India LPG imports diversified as OMCs absorb ₹22,000 crore losses
Synopsis
Key Takeaways
India significantly diversified its liquefied petroleum gas (LPG) import sources during the recent West Asia conflict, ramping up purchases from the United States, Iran, and several other nations to cushion the blow from disruptions to Gulf supplies, which traditionally account for nearly 90 per cent of the country's LPG imports. The shift, documented in a report by Crisil, came at a steep cost — state-owned oil marketing companies (OMCs) absorbed cumulative losses of nearly ₹22,000 crore between March and May 2026.
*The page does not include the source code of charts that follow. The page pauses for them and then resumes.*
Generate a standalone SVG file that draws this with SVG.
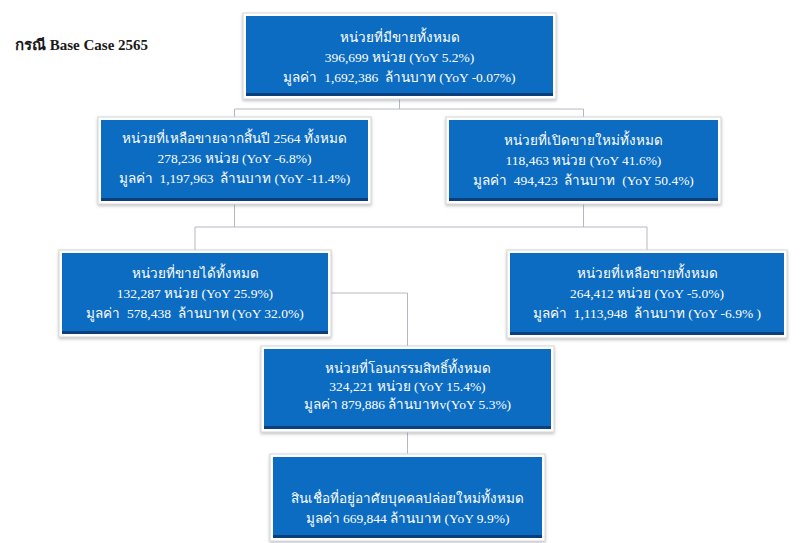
<svg xmlns="http://www.w3.org/2000/svg" width="800" height="543" viewBox="0 0 800 543">
<style>
.frame{fill:#ffffff;stroke:#d4d6da;stroke-width:1;filter:url(#sh)}
.body{fill:#0b6cc2}
.band{fill:#0a3f7c}
.t{font-family:"Liberation Serif","DejaVu Serif",serif;font-size:13.5px;fill:#ffffff;text-anchor:middle;white-space:pre}
.title{font-family:"Liberation Serif","DejaVu Serif",serif;font-size:15px;font-weight:bold;fill:#1a1a1a;white-space:pre}
.conn{fill:none;stroke:#b4b8c4;stroke-width:1}
</style>
<defs>
<filter id="sh" x="-10%" y="-10%" width="120%" height="130%">
<feDropShadow dx="0" dy="1.5" stdDeviation="1.5" flood-color="#777" flood-opacity="0.45"/>
</filter>
</defs>
<rect x="0" y="0" width="800" height="543" fill="#ffffff"/>
<text class="title" x="15" y="50">กรณี Base Case 2565</text>
<g id="connectors">
<path class="conn" d="M399.5 99 V109 M234.5 109 H583.5 M234.5 109 V117 M583.5 109 V117"/>
<path class="conn" d="M234.5 204 V227 M583.5 204 V227 M195 227 H647 M195 227 V250 M647 227 V250"/>
<path class="conn" d="M331 293 H407.5 V346"/>
<path class="conn" d="M407.5 432 V454"/>
</g>
<g id="n1">
<rect class="frame" x="243" y="13" width="313" height="86"/>
<rect class="body" x="246" y="16" width="307" height="80"/>
<rect class="band" x="246" y="93" width="307" height="3"/>
<text class="t" x="399.5" y="41.5">หน่วยที่มีขายทั้งหมด</text>
<text class="t" x="399.5" y="61.5">396,699 หน่วย (YoY 5.2%)</text>
<text class="t" x="399.5" y="81.5">มูลค่า  1,692,386  ล้านบาท (YoY -0.07%)</text>
</g>
<g id="n2">
<rect class="frame" x="98" y="117" width="273" height="87"/>
<rect class="body" x="101" y="120" width="267" height="81"/>
<rect class="band" x="101" y="198" width="267" height="3"/>
<text class="t" x="234.5" y="142.5">หน่วยที่เหลือขายจากสิ้นปี 2564 ทั้งหมด</text>
<text class="t" x="234.5" y="162.5">278,236 หน่วย (YoY -6.8%)</text>
<text class="t" x="234.5" y="183">มูลค่า  1,197,963  ล้านบาท (YoY -11.4%)</text>
</g>
<g id="n3">
<rect class="frame" x="446" y="117" width="275" height="87"/>
<rect class="body" x="449" y="120" width="269" height="81"/>
<rect class="band" x="449" y="198" width="269" height="3"/>
<text class="t" x="583.5" y="144.5">หน่วยที่เปิดขายใหม่ทั้งหมด</text>
<text class="t" x="583.5" y="164.5">118,463 หน่วย (YoY 41.6%)</text>
<text class="t" x="583.5" y="185">มูลค่า  494,423  ล้านบาท  (YoY 50.4%)</text>
</g>
<g id="n4">
<rect class="frame" x="59" y="250" width="272" height="87"/>
<rect class="body" x="62" y="253" width="266" height="81"/>
<rect class="band" x="62" y="331" width="266" height="3"/>
<text class="t" x="195" y="277.5">หน่วยที่ขายได้ทั้งหมด</text>
<text class="t" x="195" y="297.5">132,287 หน่วย (YoY 25.9%)</text>
<text class="t" x="195" y="317.5">มูลค่า  578,438  ล้านบาท (YoY 32.0%)</text>
</g>
<g id="n5">
<rect class="frame" x="507" y="250" width="280" height="88"/>
<rect class="body" x="510" y="253" width="274" height="82"/>
<rect class="band" x="510" y="332" width="274" height="3"/>
<text class="t" x="647" y="277.5">หน่วยที่เหลือขายทั้งหมด</text>
<text class="t" x="647" y="297.5">264,412 หน่วย (YoY -5.0%)</text>
<text class="t" x="647" y="317.5">มูลค่า  1,113,948  ล้านบาท (YoY -6.9% )</text>
</g>
<g id="n6">
<rect class="frame" x="261" y="346" width="293" height="86"/>
<rect class="body" x="264" y="349" width="287" height="80"/>
<rect class="band" x="264" y="426" width="287" height="3"/>
<text class="t" x="407.5" y="372.5">หน่วยที่โอนกรรมสิทธิ์ทั้งหมด</text>
<text class="t" x="407.5" y="390.5">324,221 หน่วย (YoY 15.4%)</text>
<text class="t" x="407.5" y="408.5">มูลค่า 879,886 ล้านบาทv(YoY 5.3%)</text>
</g>
<g id="n7">
<rect class="frame" x="270" y="454" width="275" height="87"/>
<rect class="body" x="273" y="457" width="269" height="81"/>
<rect class="band" x="273" y="535" width="269" height="3"/>
<text class="t" x="407.5" y="503">สินเชื่อที่อยู่อาศัยบุคคลปล่อยใหม่ทั้งหมด</text>
<text class="t" x="407.5" y="523">มูลค่า 669,844 ล้านบาท (YoY 9.9%)</text>
</g>
</svg>
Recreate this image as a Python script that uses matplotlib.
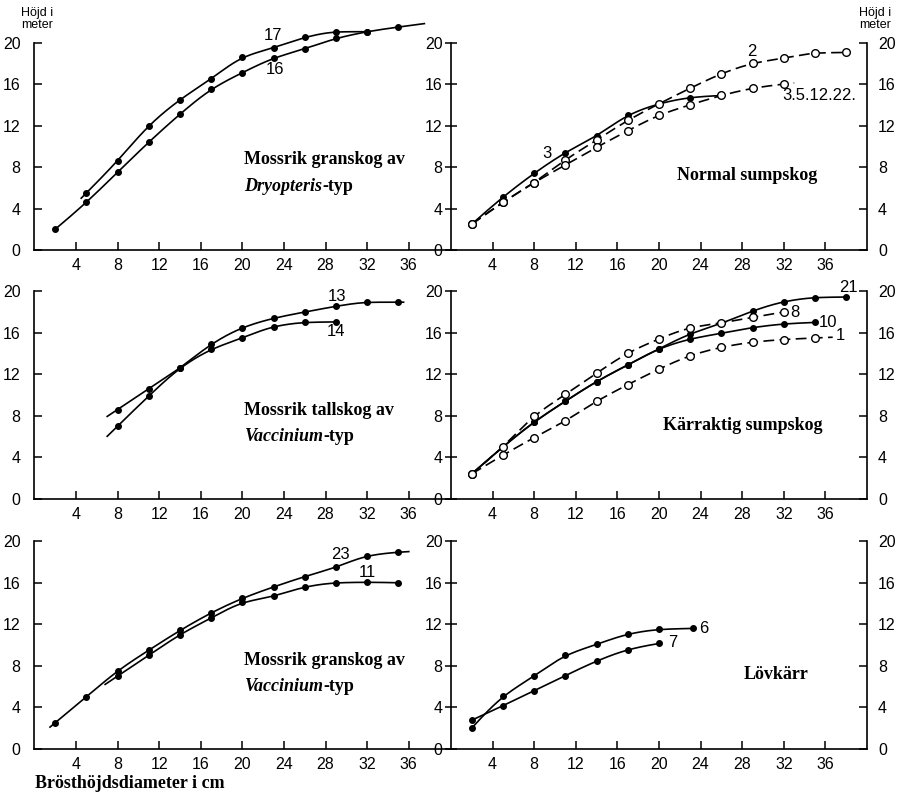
import numpy as np
import matplotlib
matplotlib.use("Agg")
import matplotlib.pyplot as plt
from matplotlib import transforms

# ---------------- data (diameter cm, height m) ----------------
x_ticks = [4, 8, 12, 16, 20, 24, 28, 32, 36]
y_ticks = [0, 4, 8, 12, 16, 20]

# Mossrik granskog av Dryopteris-typ
s17_x = [5, 8, 11, 14, 17, 20, 23, 26, 29, 32]
s17_y = [5.5, 8.6, 12.0, 14.5, 16.5, 18.6, 19.5, 20.5, 21.05, 21.05]
s17_span = (4.5, 32)
s16_x = [2, 5, 8, 11, 14, 17, 20, 23, 26, 29, 32, 35]
s16_y = [2.0, 4.6, 7.5, 10.4, 13.1, 15.5, 17.1, 18.5, 19.4, 20.4, 21.05, 21.5]
s16_span = (2, 37.5)

# Normal sumpskog
s3_x = [2, 5, 8, 11, 14, 17, 20, 23, 26]
s3_y = [2.5, 5.1, 7.4, 9.4, 11.0, 13.0, 14.1, 14.7, 14.9]
s3_span = (2, 26)
s2_x = [2, 5, 8, 11, 14, 17, 20, 23, 26, 29, 32, 35, 38]
s2_y = [2.5, 4.6, 6.5, 8.7, 10.6, 12.5, 14.1, 15.6, 17.0, 18.0, 18.5, 19.0, 19.05]
s2_span = (2, 38)
s35_x = [2, 5, 8, 11, 14, 17, 20, 23, 26, 29, 32]
s35_y = [2.5, 4.6, 6.5, 8.2, 9.9, 11.5, 13.0, 14.0, 14.9, 15.6, 16.0]
s35_span = (2, 33)

# Mossrik tallskog av Vaccinium-typ
s13_x = [8, 11, 14, 17, 20, 23, 26, 29, 32, 35]
s13_y = [8.6, 10.6, 12.6, 14.9, 16.5, 17.4, 18.0, 18.55, 18.95, 18.95]
s13_span = (7, 35.5)
s14_x = [8, 11, 14, 17, 20, 23, 26, 29]
s14_y = [7.0, 9.9, 12.6, 14.4, 15.5, 16.6, 17.0, 17.05]
s14_span = (7, 29)

# Kärraktig sumpskog
s21_x = [2, 5, 8, 11, 14, 17, 20, 23, 26, 29, 32, 35, 38]
s21_y = [2.4, 5.0, 7.4, 9.4, 11.3, 12.9, 14.45, 15.9, 16.9, 18.1, 19.0, 19.4, 19.45]
s21_span = (2, 38)
s10_x = [2, 5, 8, 11, 14, 17, 20, 23, 26, 29, 32, 35]
s10_y = [2.4, 5.0, 7.4, 9.4, 11.3, 12.9, 14.45, 15.4, 15.95, 16.5, 16.85, 17.0]
s10_span = (2, 35)
s8_x = [2, 5, 8, 11, 14, 17, 20, 23, 26, 29, 32]
s8_y = [2.4, 5.0, 8.0, 10.05, 12.1, 14.05, 15.4, 16.5, 16.95, 17.5, 18.0]
s8_span = (2, 32)
s1_x = [2, 5, 8, 11, 14, 17, 20, 23, 26, 29, 32, 35]
s1_y = [2.4, 4.2, 5.9, 7.5, 9.4, 11.0, 12.5, 13.8, 14.6, 15.1, 15.35, 15.5]
s1_span = (2, 36.7)

# Mossrik granskog av Vaccinium-typ
s23_x = [2, 5, 8, 11, 14, 17, 20, 23, 26, 29, 32, 35]
s23_y = [2.5, 5.0, 7.5, 9.5, 11.4, 13.1, 14.5, 15.6, 16.6, 17.5, 18.6, 18.95]
s23_span = (1.5, 36)
s11_x = [8, 11, 14, 17, 20, 23, 26, 29, 32, 35]
s11_y = [7.0, 9.0, 11.0, 12.6, 14.1, 14.7, 15.6, 16.0, 16.05, 16.0]
s11_span = (6.8, 35)

# Lövkärr
s6_x = [2, 5, 8, 11, 14, 17, 20, 23.3]
s6_y = [2.0, 5.05, 7.0, 9.0, 10.05, 11.05, 11.5, 11.6]
s6_span = (2, 23.3)
s7_x = [2, 5, 8, 11, 14, 17, 20]
s7_y = [2.75, 4.15, 5.6, 7.05, 8.45, 9.55, 10.15]
s7_span = (2, 20)

# ---------------- styling ----------------
SANS = "Liberation Sans"
SERIF = "Liberation Serif"
LW = 1.2
TICK_FS = 11.5

W, H = 900, 797
fig = plt.figure(figsize=(9, 7.97), dpi=100)

px = 10.4  # pixels per unit
YMAX = 22.5
row_base = [250, 498.7, 748.7]
left_x0, right_x0 = 34.4, 451


def make_axes(x0, base):
    ax = fig.add_axes([x0 / W, (H - base) / H, 40 * px / W, YMAX * 10.37 / H])
    ax.patch.set_visible(False)
    return ax


def style_common(ax):
    ax.set_xlim(0, 40)
    ax.set_ylim(0, YMAX)
    ax.set_xticks(x_ticks)
    ax.set_yticks(y_ticks)
    ax.spines["top"].set_visible(False)
    ax.spines["right"].set_visible(False)
    ax.spines["left"].set_bounds(0, 20)
    for s in ax.spines.values():
        s.set_linewidth(1.2)
    ax.tick_params(axis="x", direction="in", length=6, width=1.1, pad=6,
                   labelsize=TICK_FS)
    for lab in ax.get_xticklabels() + ax.get_yticklabels():
        lab.set_fontfamily(SANS)


def pchip(xs, ys, t):
    x = np.asarray(xs, float)
    y = np.asarray(ys, float)
    h = np.diff(x)
    d = np.diff(y) / h
    n = len(x)
    m = np.zeros(n)
    for k in range(1, n - 1):
        if d[k - 1] * d[k] <= 0:
            m[k] = 0.0
        else:
            w1 = 2 * h[k] + h[k - 1]
            w2 = h[k] + 2 * h[k - 1]
            m[k] = (w1 + w2) / (w1 / d[k - 1] + w2 / d[k])

    def endslope(h0, h1, d0, d1):
        s = ((2 * h0 + h1) * d0 - h0 * d1) / (h0 + h1)
        if np.sign(s) != np.sign(d0):
            s = 0.0
        return 0.5 * s + 0.5 * d0

    m[0] = endslope(h[0], h[1], d[0], d[1])
    m[-1] = endslope(h[-1], h[-2], d[-1], d[-2])
    out = np.empty_like(t)
    for i, tv in enumerate(t):
        if tv <= x[0]:
            out[i] = y[0] + m[0] * (tv - x[0])
        elif tv >= x[-1]:
            out[i] = y[-1] + m[-1] * (tv - x[-1])
        else:
            k = min(np.searchsorted(x, tv) - 1, n - 2)
            s = (tv - x[k]) / h[k]
            h00 = 2 * s**3 - 3 * s**2 + 1
            h10 = s**3 - 2 * s**2 + s
            h01 = -2 * s**3 + 3 * s**2
            h11 = s**3 - s**2
            out[i] = (h00 * y[k] + h10 * h[k] * m[k] + h01 * y[k + 1]
                      + h11 * h[k] * m[k + 1])
    return out


def smooth_curve(xs, ys, span, sigma=1.0):
    step = 0.05
    pad = 4 * sigma
    t = np.arange(span[0] - pad, span[1] + pad + step / 2, step)
    v = pchip(xs, ys, t)
    kx = np.arange(-pad, pad + step / 2, step)
    k = np.exp(-0.5 * (kx / sigma) ** 2)
    k /= k.sum()
    vs = np.convolve(v, k, mode="same")
    sel = (t >= span[0] - 1e-9) & (t <= span[1] + 1e-9)
    return t[sel], vs[sel]


def draw(ax, xs, ys, span, dashed=False, open_marker=False):
    t, v = smooth_curve(xs, ys, span)
    if dashed:
        ax.plot(t, v, color="black", lw=LW, dashes=(6.5, 3.2), zorder=2)
    else:
        ax.plot(t, v, color="black", lw=LW, zorder=2)
    if open_marker:
        ax.plot(xs, ys, "o", ms=5.5, mfc="white", mec="black", mew=1.0, zorder=4)
    else:
        ax.plot(xs, ys, "o", ms=4.0, color="black", zorder=3)


def lbl(ax, x, y, s, ha="center"):
    ax.text(x, y, s, fontsize=12, family=SANS, ha=ha, va="center")


renderer = fig.canvas.get_renderer()


def title(ax, x, y, parts):
    t = ax.transData
    for txt, it in parts:
        tx = ax.text(x, y, txt, fontsize=13, family=SERIF, fontweight="bold",
                     style="italic" if it else "normal", ha="left", va="center",
                     transform=t)
        ex = tx.get_window_extent(renderer)
        t = transforms.offset_copy(tx.get_transform(), fig=fig, x=ex.width,
                                   units="dots")


axes = []
for r in range(3):
    axl = make_axes(left_x0, row_base[r])
    axr = make_axes(right_x0, row_base[r])
    style_common(axl)
    style_common(axr)
    axl.tick_params(axis="y", direction="in", length=6, width=1.1, pad=10,
                    labelsize=TICK_FS)
    axr.tick_params(axis="y", direction="inout", length=8, width=1.1, pad=2,
                    labelsize=TICK_FS)
    tw = axr.twinx()
    tw.patch.set_visible(False)
    tw.set_ylim(0, YMAX)
    tw.set_yticks(y_ticks)
    for k in ["top", "left", "bottom"]:
        tw.spines[k].set_visible(False)
    tw.spines["right"].set_bounds(0, 20)
    tw.spines["right"].set_linewidth(1.2)
    tw.tick_params(axis="y", direction="in", length=6, width=1.1, pad=8,
                   labelsize=TICK_FS)
    for lab in tw.get_yticklabels():
        lab.set_fontfamily(SANS)
    axes.append((axl, axr))

# Row 1
a, b = axes[0]
draw(a, s17_x, s17_y, s17_span)
draw(a, s16_x, s16_y, s16_span)
lbl(a, 22.9, 20.7, "17")
lbl(a, 23.1, 17.4, "16")
title(a, 20.2, 8.7, [("Mossrik granskog av", False)])
title(a, 20.2, 6.1, [("Dryopteris", True), ("-typ", False)])

draw(b, s2_x, s2_y, s2_span, dashed=True, open_marker=True)
draw(b, s35_x, s35_y, s35_span, dashed=True, open_marker=True)
draw(b, s3_x, s3_y, s3_span)
lbl(b, 28.9, 19.1, "2")
lbl(b, 31.9, 14.9, "3.5.12.22.", ha="left")
lbl(b, 9.2, 9.3, "3")
title(b, 21.7, 7.2, [("Normal sumpskog", False)])

# Row 2
a, b = axes[1]
draw(a, s13_x, s13_y, s13_span)
draw(a, s14_x, s14_y, s14_span)
lbl(a, 29.1, 19.5, "13")
lbl(a, 29.0, 16.1, "14")
title(a, 20.2, 8.55, [("Mossrik tallskog av", False)])
title(a, 20.2, 5.95, [("Vaccinium", True), ("-typ", False)])

draw(b, s21_x, s21_y, s21_span)
draw(b, s10_x, s10_y, s10_span)
draw(b, s8_x, s8_y, s8_span, dashed=True, open_marker=True)
draw(b, s1_x, s1_y, s1_span, dashed=True, open_marker=True)
lbl(b, 38.2, 20.4, "21")
lbl(b, 32.6, 18.0, "8", ha="left")
lbl(b, 35.4, 17.0, "10", ha="left")
lbl(b, 37.0, 15.7, "1", ha="left")
title(b, 20.4, 7.1, [("Kärraktig sumpskog", False)])

# Row 3
a, b = axes[2]
draw(a, s23_x, s23_y, s23_span)
draw(a, s11_x, s11_y, s11_span)
lbl(a, 29.4, 18.7, "23")
lbl(a, 32.0, 17.0, "11")
title(a, 20.2, 8.55, [("Mossrik granskog av", False)])
title(a, 20.2, 5.95, [("Vaccinium", True), ("-typ", False)])

draw(b, s6_x, s6_y, s6_span)
draw(b, s7_x, s7_y, s7_span)
lbl(b, 23.9, 11.6, "6", ha="left")
lbl(b, 20.9, 10.2, "7", ha="left")
title(b, 28.1, 7.2, [("Lövkärr", False)])

# figure texts
fig.text(37 / W, 1 - 19 / H, "Höjd i\nmeter", family=SANS, fontsize=9,
         ha="center", va="center", linespacing=0.9)
fig.text(875 / W, 1 - 19 / H, "Höjd i\nmeter", family=SANS, fontsize=9,
         ha="center", va="center", linespacing=0.9)
fig.text(35 / W, 1 - 783 / H, "Brösthöjdsdiameter i cm", family=SERIF,
         fontweight="bold", fontsize=13, ha="left", va="center")

fig.savefig("out.png", dpi=100)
How India's Import Profile Changed
By April 2026, the United States had emerged as India's single largest LPG supplier, contributing nearly one-third of total imports — up sharply from just 8 per cent in February. This pivot was underpinned by a 2.2 million tonne per annum LPG supply agreement signed between India and the United States in late 2025, covering approximately 10 per cent of India's annual import requirement.
Iran also re-entered India's import basket, accounting for nearly 6 per cent of LPG imports in April. Beyond these two countries, India sourced LPG cargoes from Argentina, Chile, France, and the Netherlands — a notably wider geographic spread than the country's pre-conflict sourcing pattern. While this diversification strategy preserved supply security, it also meant longer shipping routes and elevated freight costs.
Demand Takes a Hit
The supply disruptions and higher prices took a measurable toll on domestic consumption. India's LPG consumption fell to 2.47 million tonnes in April from 3.2 million tonnes in February. After hitting a record 33.2 million tonnes in FY26 — annual growth of 6 per cent — demand dropped 13 per cent year-on-year in both March and April, followed by a steeper 20 per cent decline in May.
Commercial and industrial consumers bore the sharpest impact, as they face market-linked pricing and adjusted consumption more quickly in response to rising costs. Household demand proved comparatively resilient, supported by only modest increases in retail cooking gas prices.
Global Prices Surge, Domestic Prices Lag
According to the Crisil report, the conflict triggered a 46 per cent rise in the Saudi Aramco Contract Price — the benchmark used for Indian LPG imports — between February and June, driven by supply disruption fears and higher freight costs. Domestic prices, however, did not move in lockstep.
The price of a 14.2-kg domestic LPG cylinder in New Delhi rose approximately 10 per cent during the period, while the 19-kg commercial cylinder surged more than 79 per cent. The gap between procurement costs and subsidised retail prices widened sharply, creating a significant under-recovery burden for OMCs.
The Under-Recovery Burden on OMCs
Crisil estimated that under-recoveries on domestic LPG cylinders in Delhi reached ₹651 per cylinder in May. Cumulative losses borne by state-owned fuel retailers over the March–May 2026 period stood at nearly ₹22,000 crore. This comes amid an already familiar pattern — Indian OMCs have historically absorbed LPG losses during periods of global price spikes to shield household consumers from the full impact, a practice that periodically strains their balance sheets and raises questions about long-term pricing policy.
With global LPG prices still elevated and the geopolitical situation in West Asia fluid, the scale and duration of further OMC losses will depend on whether international benchmarks ease and how quickly Gulf supply routes normalise.